Grigory Ryzhakov – Russian Writer

Cacti: Pioneers of Plants. Learning from Nature

Blooming Cylindropuntia, Tenerife, Canary islands

I have a primal (if not primitive) quality I share with some curious animals. Did you ever see squirrels hiding nuts and magpies stealing sparkling things like watches or rings? I believe it may be a quirky instinct of collecting, stocking things up, though this is not a scientist’s guess.

I love collecting things, not obsessively, but still more than an average person. My biggest collecting crazes have been and still are house plants. Over the years I’ve grown hundreds of various plants at home, then at the uni, and when I moved from Russia to the UK I continued surrounding myself with plants especially cacti, as they are small and you can fit many of them on your window-sill.

In recent years, all my collecting hobbies have been replaced with books, blogging and singing-songwriting, but I still keep about twenty cacti at work.

I can’t have more, it’s pain for re-plant them. Prickly pears are not very hand-shake friendly. I learned it when me and my friend Kirill lost our way a bit while hiking in the Tenerife island: when we run out of water, the fruits of Opuntia cactus was the only source of drinkable liquid we could find. The cactus, I may be exaggerating, saved our lives. The photo below is the testimony.

I’m happily lurking behind an Opuntia cactus having survived the two day hike, Tenerife, Canary Islands, March 2008

My two decade-long experience with cacti made me think about them as little geniuses. Indeed, what can we, humans, learn about life and ourselves from cacti?

Resilience – Cacti are desert plants evolved to live in the extreme conditions of massive solar irradiation, blazing heat and almost complete lack of water. They are not a bunch of wimps: where other plants perish, cacti thrive. Humans can also adapt to difficult environments (take Inuits). Sometimes it’s good to go and live where no one else can survive. Struggling to compete in an overcrowded industry? Why not to explore new niches. Start-up businesses are all about it.

Innovation for Adaptation – Cacti had to develop multiple devices to cope with their harsh habitats. They got rid of leaves – the smaller surface area the more water is kept in. They also use thorns for protection against herbivores. They metabolise the sun energy via a type of photosynthesis, which is unique for desert plants, called CAM (crassulacean acid metabolism), and use pigments and cuticle as their sunscreen, etc. All these features are an example of functional design. So if you want to be better at something, try new ways of doing things and think about how they can be incorporated into your workflow/leisure to benefit you.

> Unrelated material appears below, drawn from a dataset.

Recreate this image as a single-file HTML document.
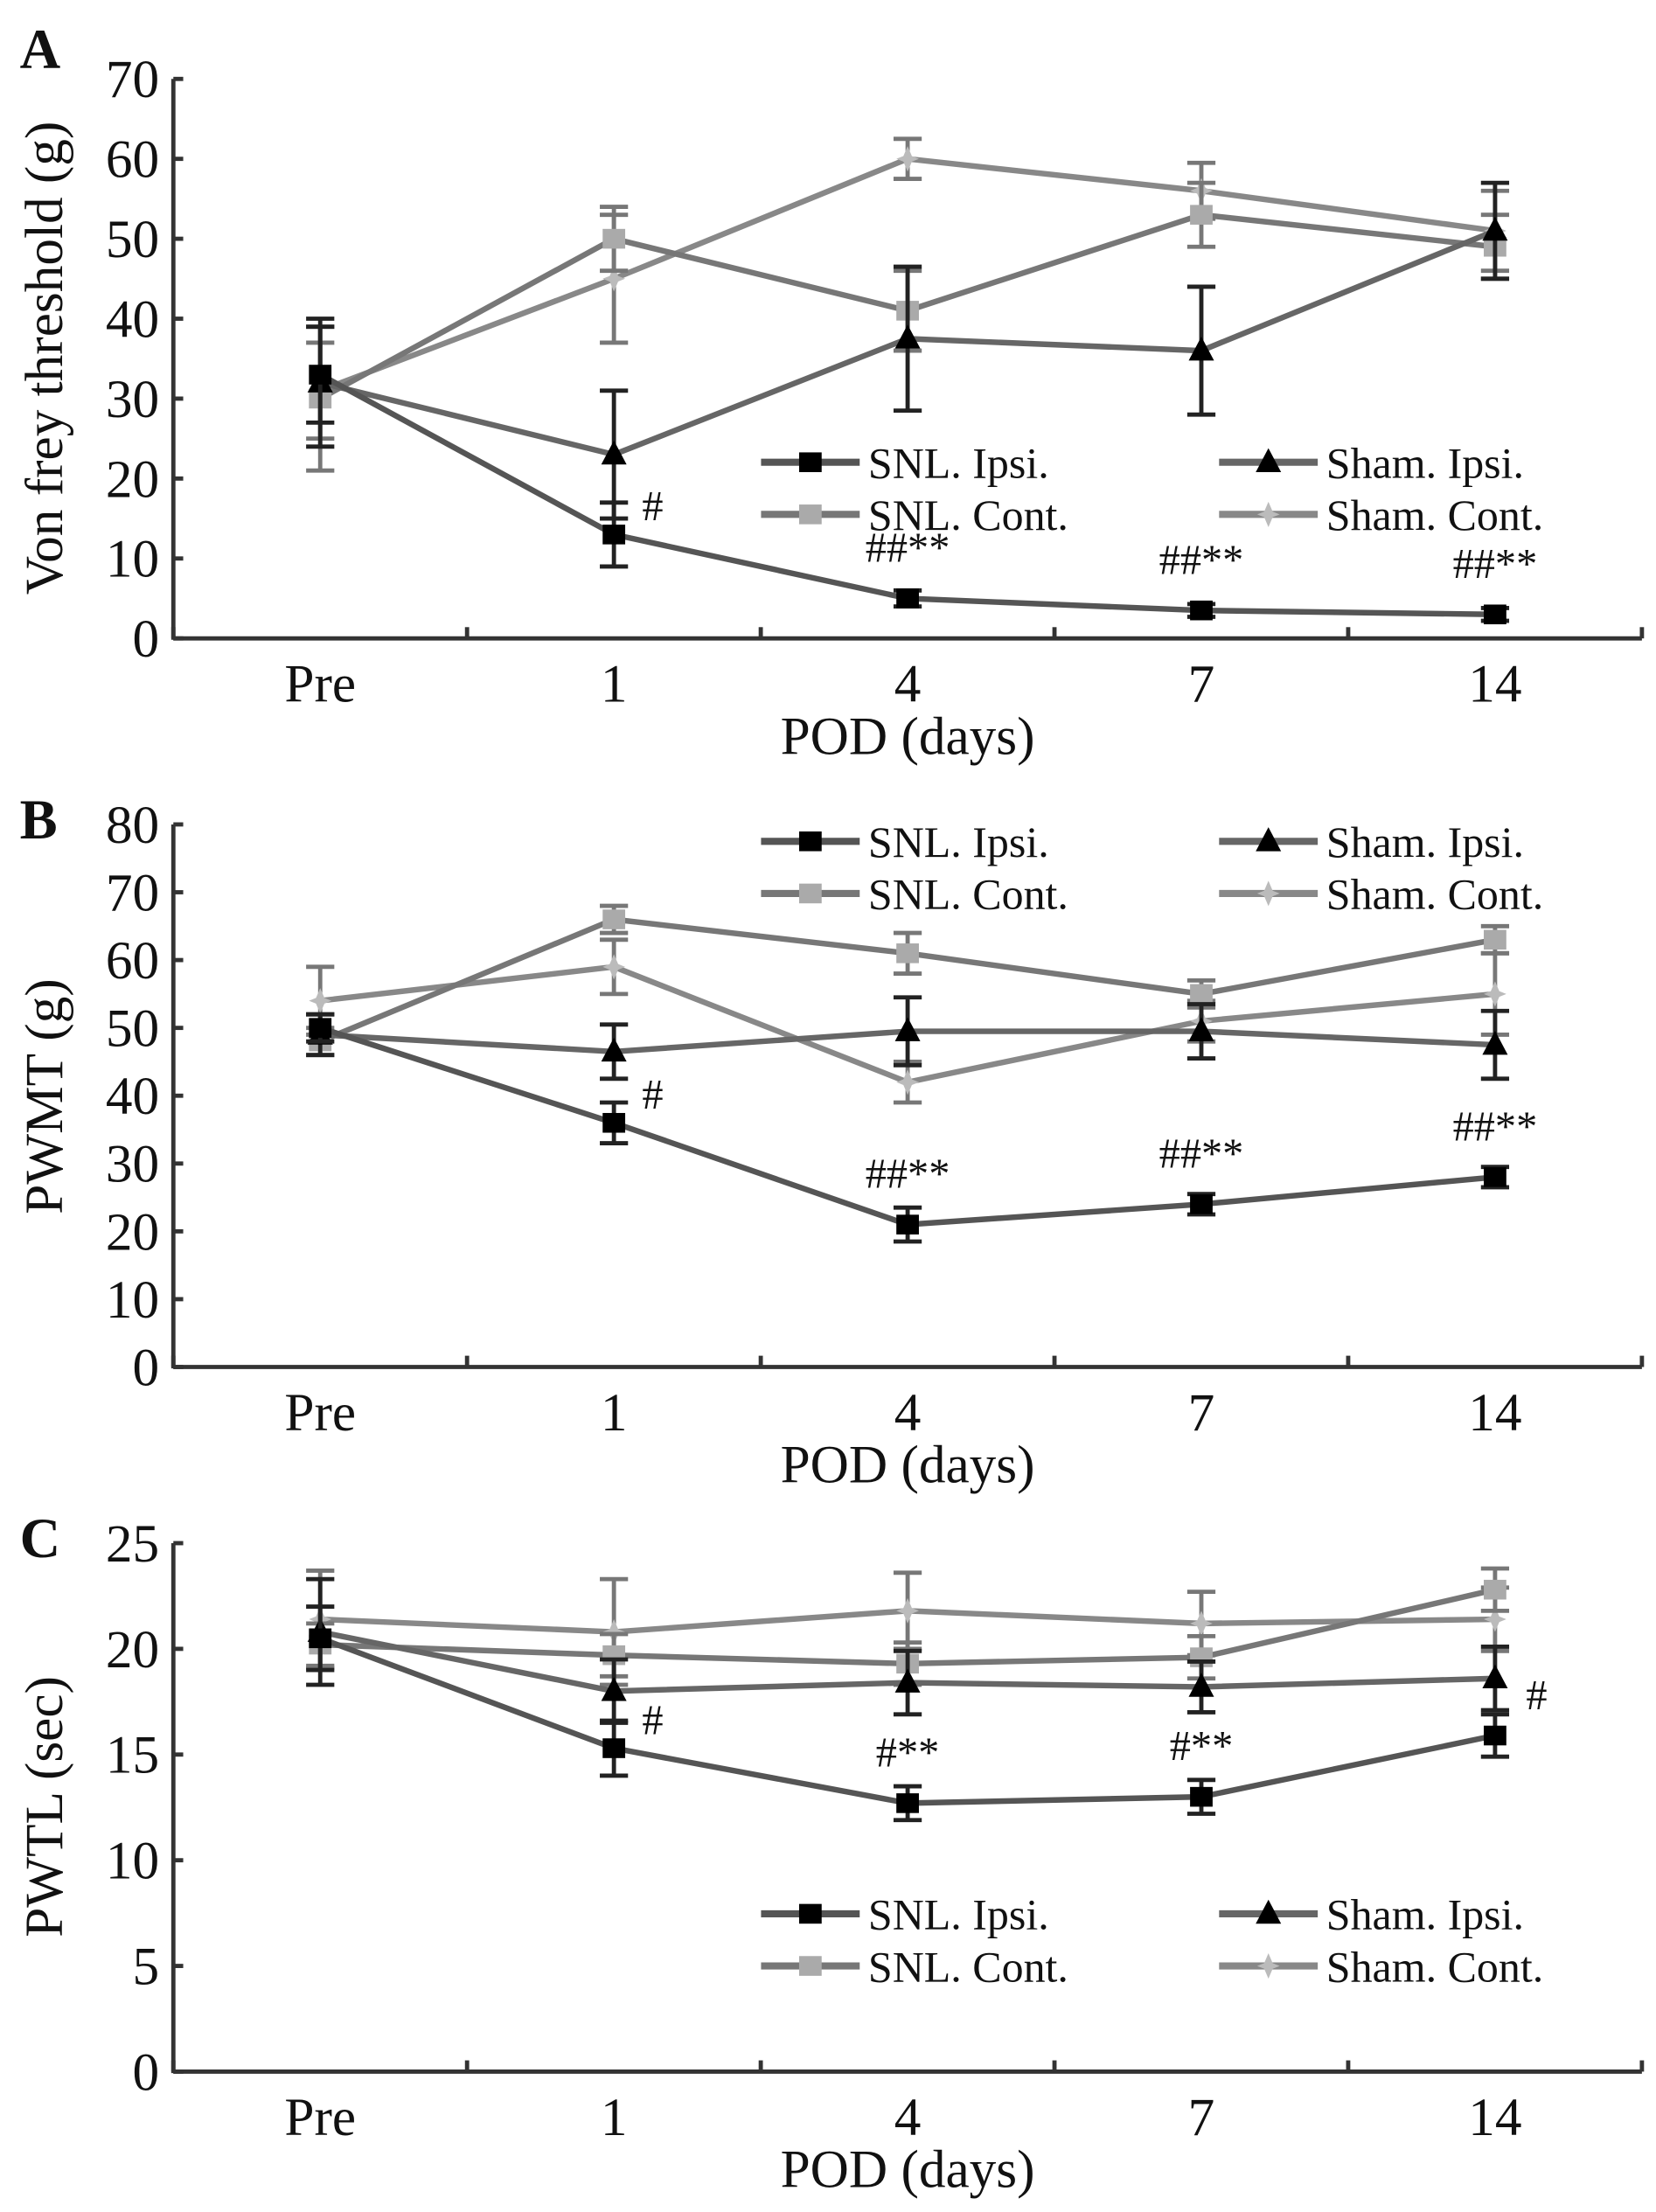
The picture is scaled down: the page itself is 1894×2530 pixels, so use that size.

Presentation/Visibility – Cacti are almost exclusively pollinated by insects and bats, so they had to develop appealing flowers for that purpose. Often a cactus flower is even bigger than the plant bearing it and it’s filled up with delicious nectar and pollen. How do their pollinators find them? Cactus flowers produce fragrant compounds and their pigments can reflect ultraviolet, so bats and insects can spot it.
It’s the same for any entrepreneur – if you have a product you want to deliver to consumer, then you and your product have to look as fine as possible and you need to have a good marketing strategy (incentives/freebees are your nectar and advertising/sociability are your scent/color).

The cactus family consists of over 3000 species, but that’s only a tiny bit of the arid floral diversity. There’s always a new niche to explore even in places where you think it’s impossible to be done. Is there such a place on Earth?